Fluid Flow Complexity in Fracture Networks: Analysis with Graph Theory and LBM

Through this research, embedded synthetic fracture networks in rock masses are studied. To analysis the fluid flow complexity in fracture networks with respect to the variation of connectivity patterns, two different approaches are employed, namely, the Lattice Boltzmann method and graph theory. The Lattice Boltzmann method is used to show the sensitivity of the permeability and fluid velocity distribution to synthetic fracture networks' connectivity patterns. Furthermore, the fracture networks are mapped into the graphs, and the characteristics of these graphs are compared to the main spatial fracture networks.

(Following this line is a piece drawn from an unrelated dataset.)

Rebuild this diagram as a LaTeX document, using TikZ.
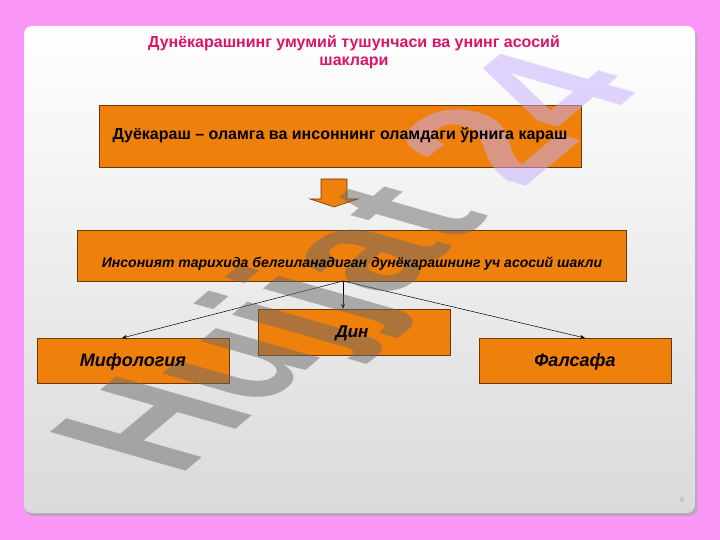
\documentclass[tikz,border=0pt]{standalone}
\usepackage{fontspec}
\setmainfont{Liberation Sans}
\usetikzlibrary{arrows.meta}
\definecolor{bgpink}{RGB}{250,150,245}
\definecolor{slideshadow}{RGB}{185,165,190}
\definecolor{slidebottom}{RGB}{218,218,218}
\definecolor{boxor}{RGB}{240,128,12}
\definecolor{boxedge}{RGB}{110,55,10}
\definecolor{titlecol}{RGB}{220,20,105}
\definecolor{wmgray}{RGB}{105,105,105}
\definecolor{wmlav}{RGB}{195,172,255}
\definecolor{pagenum}{RGB}{170,170,170}
\begin{document}
\begin{tikzpicture}[x=1pt,y=-1pt,
  box/.style={draw=boxedge, line width=0.8pt, fill=boxor, inner sep=0pt},
  conn/.style={-{Stealth[length=5pt,width=4pt]}, line width=0.5pt, draw=black},
  lbl/.style={inner sep=0pt, text=black}]
\useasboundingbox (0,0) rectangle (720,540);
\fill[bgpink] (0,0) rectangle (720,540);
% slide
\fill[slideshadow, rounded corners=8pt] (26,29) rectangle (697,516);
\shade[rounded corners=8pt, top color=white, bottom color=slidebottom] (24,26) rectangle (695,513);
% boxes
\node[box, minimum width=482pt, minimum height=62pt] (b1) at (340,136) {};
\draw[fill=boxor, draw=boxedge, line width=0.6pt] (321,179) -- (347,179) -- (347,199) -- (358,199) -- (334,207) -- (310,199) -- (321,199) -- cycle;
\node[box, minimum width=549pt, minimum height=51pt] (b2) at (351.5,255.5) {};
\node[box, minimum width=192pt, minimum height=46pt] (din) at (354,332) {};
\node[box, minimum width=192pt, minimum height=45pt] (mif) at (133,360.5) {};
\node[box, minimum width=192pt, minimum height=45pt] (fal) at (575,360.5) {};
% connectors
\coordinate (hub) at (343,281);
\coordinate (mifin) at (122,338);
\coordinate (dinin) at (343,309);
\coordinate (falin) at (585,338);
\draw[conn] (hub) -- (mifin);
\draw[conn] (hub) -- (dinin);
\draw[conn] (hub) -- (falin);
% watermark
\begin{scope}[cm={1.126,0.945,-1.97,0.564,(178,478)}]
  \node[transform shape, anchor=base west, inner sep=0pt, text opacity=0.5,
        font=\bfseries\fontsize{100}{100}\selectfont] (wm) at (0,0)
        {\textcolor{wmgray}{Hujjat} \textcolor{wmlav}{24}};
\end{scope}
% title
\node[font=\bfseries\fontsize{16}{18}\selectfont, text=titlecol, align=center, inner sep=0pt] (title) at (354,52) {Дунёкарашнинг умумий тушунчаси ва унинг асосий\\шаклари};
% labels
\node[lbl, font=\bfseries\fontsize{16}{18}\selectfont] (t1) at (340,135) {Дуёкараш – оламга ва инсоннинг оламдаги ўрнига караш};
\node[lbl, font=\bfseries\itshape\fontsize{14}{16}\selectfont] (t2) at (352,264) {Инсоният тарихида белгиланадиган дунёкарашнинг уч асосий шакли};
\node[lbl, font=\bfseries\itshape\fontsize{17}{20}\selectfont] (tdin) at (352,333) {Дин};
\node[lbl, font=\bfseries\itshape\fontsize{18}{20}\selectfont] (tmif) at (133,362) {Мифология};
\node[lbl, font=\bfseries\itshape\fontsize{18}{20}\selectfont] (tfal) at (575,362) {Фалсафа};
% page number
\node[font=\fontsize{7}{8}\selectfont, text=pagenum, inner sep=0pt] (pg) at (682,500) {8};
\end{tikzpicture}
\end{document}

Among different characteristics of networks, we distinguish the modularity of networks and sub-graphs distributions. We map the flow regimes into the proper regions of the network's modularity space. Also, for each type of fluid regime, corresponding motifs shapes are scaled. Implemented power law distributions of fracture length in spatial fracture networks yielded the same node's degree distribution in transformed networks. Two general spatial networks are considered: random networks and networks with "hubness" properties mimicking a spatial damage zone (both with power law distribution of fracture length). In the first case, the fractures are embedded in uniformly distributed fracture sets; the second case covers spatial fracture zones. We prove numerically that the abnormal change (transition) in permeability is controlled by the hub growth rate. Also, comparing LBM results with the characteristic mean length of transformed networks' links shows a reverse relationship between the aforementioned parameters. In addition, the abnormalities in advection through nodes are presented.